DIRECTIONS FOR THIS TASK:
Which lines contain the string "React"? Please list every one of them.

DATASET EXCERPT:
=====

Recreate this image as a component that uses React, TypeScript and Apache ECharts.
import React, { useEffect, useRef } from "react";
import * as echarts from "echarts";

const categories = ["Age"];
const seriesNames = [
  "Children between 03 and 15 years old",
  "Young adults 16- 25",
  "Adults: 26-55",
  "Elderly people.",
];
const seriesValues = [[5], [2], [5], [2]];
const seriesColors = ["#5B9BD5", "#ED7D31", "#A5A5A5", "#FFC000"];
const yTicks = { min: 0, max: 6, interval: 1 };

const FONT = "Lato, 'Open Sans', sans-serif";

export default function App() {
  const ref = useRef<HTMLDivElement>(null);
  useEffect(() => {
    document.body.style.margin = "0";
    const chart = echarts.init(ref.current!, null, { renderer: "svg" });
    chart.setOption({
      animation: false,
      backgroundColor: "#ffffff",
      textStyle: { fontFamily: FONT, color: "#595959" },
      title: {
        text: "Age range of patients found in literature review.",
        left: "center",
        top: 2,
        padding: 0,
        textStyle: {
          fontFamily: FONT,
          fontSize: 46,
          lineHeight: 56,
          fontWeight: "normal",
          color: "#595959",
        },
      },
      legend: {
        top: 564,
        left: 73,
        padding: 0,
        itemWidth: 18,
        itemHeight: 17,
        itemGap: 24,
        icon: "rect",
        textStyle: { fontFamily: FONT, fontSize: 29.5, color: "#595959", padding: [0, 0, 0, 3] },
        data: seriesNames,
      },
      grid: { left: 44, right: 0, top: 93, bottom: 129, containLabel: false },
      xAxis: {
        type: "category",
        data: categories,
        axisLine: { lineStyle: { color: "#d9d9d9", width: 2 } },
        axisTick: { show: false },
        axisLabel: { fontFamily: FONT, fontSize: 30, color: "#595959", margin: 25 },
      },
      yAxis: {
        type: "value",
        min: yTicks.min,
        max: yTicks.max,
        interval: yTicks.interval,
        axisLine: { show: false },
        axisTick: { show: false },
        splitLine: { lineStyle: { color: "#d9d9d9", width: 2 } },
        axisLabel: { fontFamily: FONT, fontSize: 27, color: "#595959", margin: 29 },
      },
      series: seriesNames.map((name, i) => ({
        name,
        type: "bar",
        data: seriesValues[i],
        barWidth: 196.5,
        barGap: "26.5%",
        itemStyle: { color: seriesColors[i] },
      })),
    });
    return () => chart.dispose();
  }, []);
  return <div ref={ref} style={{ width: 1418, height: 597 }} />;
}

=====

ANSWER TO THE PROBLEM:
Recreate this image as a component that uses React, TypeScript and Apache ECharts.
import React, { useEffect, useRef } from "react";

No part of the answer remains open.